Taking an open or closed subset on a simplicial complex or more generally a delta set produces new spaces. Not only the intrinsic topological spaces themselves, but interaction spaces. They are given and created by looking at pairs of points which intersect and consder them to be new points. There are point pairs for example where one is in K and one is in U, or then there are point pairs where both are in U and the intersection is in U. The set of all such pairs of some kind now form a new delta set with a cohomology that is still a topological invariant. We look here at an example of a zero knot in a 2-sphere. Eventually, we hope that we can use this cohomologies to distinguish classical knots in 3-space. For the code used to generate the tables on the board, see arxiv.org/abs/...

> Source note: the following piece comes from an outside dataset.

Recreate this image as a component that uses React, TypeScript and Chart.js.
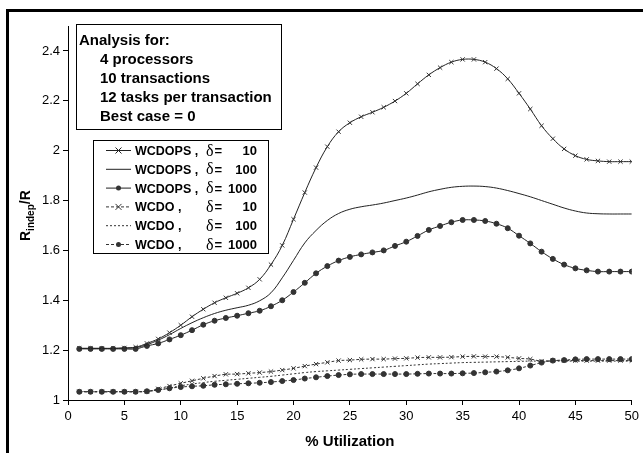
import { useEffect, useRef } from 'react';
import { Chart, registerables } from 'chart.js';

Chart.register(...registerables);

const utilization = [1, 2, 3, 4, 5, 6, 7, 8, 9, 10, 11, 12, 13, 14, 15, 16, 17, 18, 19, 20, 21, 22, 23, 24, 25, 26, 27, 28, 29, 30, 31, 32, 33, 34, 35, 36, 37, 38, 39, 40, 41, 42, 43, 44, 45, 46, 47, 48, 49, 50];

const wcdops10 = [1.207, 1.207, 1.207, 1.207, 1.209, 1.212, 1.227, 1.245, 1.27, 1.3, 1.334, 1.364, 1.39, 1.41, 1.428, 1.45, 1.484, 1.543, 1.62, 1.725, 1.832, 1.932, 2.016, 2.076, 2.112, 2.136, 2.154, 2.174, 2.199, 2.23, 2.268, 2.304, 2.333, 2.355, 2.366, 2.366, 2.355, 2.329, 2.288, 2.23, 2.167, 2.1, 2.048, 2.007, 1.98, 1.965, 1.959, 1.956, 1.956, 1.956];
const wcdops100 = [1.207, 1.207, 1.207, 1.207, 1.208, 1.21, 1.222, 1.24, 1.262, 1.287, 1.31, 1.33, 1.347, 1.36, 1.37, 1.38, 1.398, 1.43, 1.49, 1.56, 1.63, 1.68, 1.72, 1.748, 1.765, 1.775, 1.782, 1.79, 1.8, 1.81, 1.822, 1.835, 1.845, 1.853, 1.857, 1.858, 1.856, 1.85, 1.84, 1.828, 1.815, 1.8, 1.785, 1.77, 1.758, 1.75, 1.747, 1.746, 1.746, 1.746];
const wcdops1000 = [1.205, 1.205, 1.205, 1.205, 1.205, 1.205, 1.217, 1.227, 1.243, 1.26, 1.28, 1.302, 1.318, 1.329, 1.338, 1.348, 1.358, 1.376, 1.4, 1.433, 1.47, 1.508, 1.537, 1.559, 1.574, 1.584, 1.592, 1.6, 1.618, 1.635, 1.658, 1.682, 1.698, 1.713, 1.722, 1.722, 1.718, 1.707, 1.689, 1.659, 1.628, 1.595, 1.566, 1.543, 1.528, 1.52, 1.515, 1.515, 1.515, 1.515];
const wcdo10 = [1.033, 1.033, 1.033, 1.033, 1.033, 1.033, 1.034, 1.045, 1.056, 1.067, 1.077, 1.087, 1.096, 1.103, 1.104, 1.107, 1.11, 1.114, 1.12, 1.127, 1.136, 1.144, 1.151, 1.158, 1.16, 1.163, 1.164, 1.164, 1.166, 1.167, 1.17, 1.171, 1.171, 1.172, 1.174, 1.175, 1.174, 1.174, 1.171, 1.167, 1.164, 1.156, 1.158, 1.158, 1.158, 1.158, 1.158, 1.158, 1.158, 1.158];
const wcdo100 = [1.034, 1.034, 1.034, 1.034, 1.034, 1.034, 1.035, 1.04, 1.048, 1.057, 1.064, 1.07, 1.075, 1.079, 1.083, 1.087, 1.091, 1.095, 1.1, 1.105, 1.11, 1.114, 1.117, 1.12, 1.123, 1.126, 1.129, 1.132, 1.135, 1.138, 1.141, 1.144, 1.146, 1.148, 1.15, 1.151, 1.152, 1.153, 1.154, 1.155, 1.156, 1.156, 1.156, 1.156, 1.156, 1.156, 1.156, 1.156, 1.156, 1.156];
const wcdo1000 = [1.033, 1.033, 1.033, 1.033, 1.033, 1.033, 1.035, 1.04, 1.047, 1.052, 1.055, 1.057, 1.061, 1.063, 1.065, 1.067, 1.069, 1.072, 1.076, 1.08, 1.086, 1.091, 1.096, 1.1, 1.103, 1.104, 1.104, 1.104, 1.104, 1.104, 1.105, 1.106, 1.106, 1.106, 1.107, 1.108, 1.111, 1.114, 1.119, 1.127, 1.138, 1.15, 1.158, 1.16, 1.163, 1.164, 1.164, 1.164, 1.164, 1.164];

const seriesNames = ['WCDOPS ,', 'WCDOPS ,', 'WCDOPS ,', 'WCDO ,', 'WCDO ,', 'WCDO ,'];
const seriesDeltas = ['10', '100', '1000', '10', '100', '1000'];
const annotationLines = ['Analysis for:', '4 processors', '10 transactions', '12 tasks per transaction', 'Best case = 0'];
const xTitle = '% Utilization';
const yTitleMain = 'R';
const yTitleSub = 'indep';
const yTitleTail = '/R';

const SANS = '"Liberation Sans", Arial, Helvetica, sans-serif';
const SERIF = '"Liberation Serif", "Times New Roman", serif';
const INK = '#222';

function toPoints(values: number[]) {
  return utilization.map((u, i) => ({ x: u, y: values[i] }));
}

const seriesValues = [wcdops10, wcdops100, wcdops1000, wcdo10, wcdo100, wcdo1000];
const seriesStyles = [
  { dash: [] as number[], marker: 'crossRot', color: '#222' },
  { dash: [] as number[], marker: 'none', color: '#222' },
  { dash: [] as number[], marker: 'circle', color: '#222' },
  { dash: [3, 2], marker: 'crossRot', color: '#333' },
  { dash: [2, 2], marker: 'none', color: '#333' },
  { dash: [3, 2], marker: 'circle', color: '#333' },
];

function drawMarker(ctx: CanvasRenderingContext2D, kind: string, x: number, y: number) {
  if (kind === 'crossRot') {
    const r = 3;
    ctx.beginPath();
    ctx.moveTo(x - r, y - r);
    ctx.lineTo(x + r, y + r);
    ctx.moveTo(x - r, y + r);
    ctx.lineTo(x + r, y - r);
    ctx.stroke();
  } else if (kind === 'circle') {
    ctx.beginPath();
    ctx.arc(x, y, 2.5, 0, Math.PI * 2);
    ctx.fill();
  }
}

const overlayPlugin = {
  id: 'overlay',
  beforeDraw(chart: any) {
    const ctx = chart.ctx as CanvasRenderingContext2D;
    ctx.save();
    ctx.fillStyle = '#fff';
    ctx.fillRect(0, 0, chart.width, chart.height);
    ctx.restore();
  },
  afterDraw(chart: any) {
    const ctx = chart.ctx as CanvasRenderingContext2D;
    const W = chart.width;
    const H = chart.height;
    ctx.save();

    // outer frame (left + top)
    ctx.fillStyle = '#000';
    ctx.fillRect(6, 9, 3, H - 9);
    ctx.fillRect(6, 9, W - 6, 3);

    // annotation box
    ctx.fillStyle = '#fff';
    ctx.fillRect(76.5, 24.5, 205, 105);
    ctx.strokeStyle = '#000';
    ctx.lineWidth = 1;
    ctx.strokeRect(76.5, 24.5, 205, 105);
    ctx.fillStyle = '#000';
    ctx.font = `bold 15px ${SANS}`;
    ctx.textAlign = 'left';
    ctx.textBaseline = 'alphabetic';
    annotationLines.forEach((line, i) => {
      ctx.fillText(line, i === 0 ? 79 : 100, 45 + i * 19);
    });

    // legend box
    ctx.fillStyle = '#fff';
    ctx.fillRect(93.5, 140.5, 175, 113);
    ctx.strokeStyle = '#000';
    ctx.strokeRect(93.5, 140.5, 175, 113);
    seriesNames.forEach((name, i) => {
      const cy = 150.5 + i * 18.8;
      const st = seriesStyles[i];
      ctx.strokeStyle = st.color;
      ctx.fillStyle = '#333';
      ctx.lineWidth = 1;
      ctx.setLineDash(st.dash);
      ctx.beginPath();
      ctx.moveTo(106, cy);
      ctx.lineTo(131, cy);
      ctx.stroke();
      ctx.setLineDash([]);
      drawMarker(ctx, st.marker, 118.5, cy);
      ctx.fillStyle = '#000';
      ctx.font = `bold 12.5px ${SANS}`;
      ctx.textAlign = 'left';
      ctx.fillText(name, 135, cy + 4.5);
      ctx.font = `16px ${SERIF}`;
      ctx.fillText('\u03B4', 206, cy + 5);
      const dw = ctx.measureText('\u03B4').width;
      ctx.font = `bold 13px ${SANS}`;
      ctx.fillText('=', 206 + dw + 1, cy + 4.5);
      ctx.textAlign = 'right';
      ctx.fillText(seriesDeltas[i], 257, cy + 4.5);
    });

    // x title
    const area = chart.chartArea;
    ctx.fillStyle = '#000';
    ctx.textAlign = 'center';
    ctx.font = `bold 15px ${SANS}`;
    ctx.fillText(xTitle, (area.left + area.right) / 2, 446);

    // y title with subscript
    ctx.translate(30, 241);
    ctx.rotate(-Math.PI / 2);
    ctx.textAlign = 'left';
    ctx.font = `bold 14px ${SANS}`;
    ctx.fillText(yTitleMain, 0, 0);
    const w1 = ctx.measureText(yTitleMain).width;
    ctx.font = `bold 10px ${SANS}`;
    ctx.fillText(yTitleSub, w1, 3.5);
    const w2 = ctx.measureText(yTitleSub).width;
    ctx.font = `bold 14px ${SANS}`;
    ctx.fillText(yTitleTail, w1 + w2, 0);

    ctx.restore();
  },
};

export default function App() {
  const canvasRef = useRef<HTMLCanvasElement | null>(null);

  useEffect(() => {
    const canvas = canvasRef.current;
    if (!canvas) return;
    const datasets = seriesValues.map((vals, i) => {
      const st = seriesStyles[i];
      return {
        label: `${seriesNames[i]} \u03B4 = ${seriesDeltas[i]}`,
        data: toPoints(vals),
        borderColor: st.color,
        backgroundColor: '#333',
        borderWidth: 1,
        borderDash: st.dash,
        tension: 0.4,
        fill: false,
        pointStyle: st.marker === 'none' ? 'circle' : st.marker,
        pointRadius: st.marker === 'none' ? 0 : st.marker === 'circle' ? 2.5 : 3,
        pointBorderColor: '#333',
        pointBackgroundColor: '#333',
        pointBorderWidth: 1,
      };
    });

    const chart = new Chart(canvas, {
      type: 'line',
      data: { datasets } as any,
      options: {
        animation: false,
        responsive: false,
        devicePixelRatio: 1,
        layout: { padding: { top: 26, right: 10, left: 0, bottom: 0 } },
        plugins: { legend: { display: false }, tooltip: { enabled: false } },
        scales: {
          x: {
            type: 'linear',
            min: 0,
            max: 50,
            ticks: {
              stepSize: 5,
              color: '#000',
              font: { size: 13, family: SANS },
              padding: 4,
              maxRotation: 0,
            },
            grid: { drawOnChartArea: false, drawTicks: true, tickLength: 5, color: '#000' },
            border: { color: '#000', width: 1 },
            afterFit: (s: any) => {
              s.height = 53;
            },
          },
          y: {
            type: 'linear',
            min: 1,
            max: 2.5,
            ticks: {
              stepSize: 0.2,
              color: '#000',
              font: { size: 13, family: SANS },
              padding: 3,
              callback: (v: any) => String(Number(Number(v).toFixed(1))),
            },
            afterBuildTicks: (s: any) => {
              s.ticks = s.ticks.filter((t: any) => t.value <= 2.4 + 1e-9);
            },
            grid: { drawOnChartArea: false, drawTicks: true, tickLength: 5, color: '#000' },
            border: { color: '#000', width: 1 },
            afterFit: (s: any) => {
              s.width = 68;
            },
          },
        },
      } as any,
      plugins: [overlayPlugin],
    });

    return () => {
      chart.destroy();
    };
  }, []);

  return (
    <div style={{ position: 'absolute', left: 0, top: 0, width: 643, height: 453 }}>
      <canvas ref={canvasRef} width={643} height={453} style={{ display: 'block' }} />
    </div>
  );
}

I did not get into the Gauss-Bonnet or Atiah-Singer part of the story. The topological index of a delta set is the sum of the curvatures, the analytic index is the Fredholm index dimker D - dimker D* if the Dirac operator D:E to F is considered as a map from the even to the odd dimensional forms. For any delta set and besides G,K,U, we also have KU,UK,UU have a Dirac operator and the general theory applies. I have called in 2017 the Atiah-Singer story arxiv.org/abs/... blasphemy because in the simplicity in finite dimensions is an insult of the gods who created the theorem in the continuum.
The video footage at the beginning and end was shot on Friday noon. Today was a cloudy day.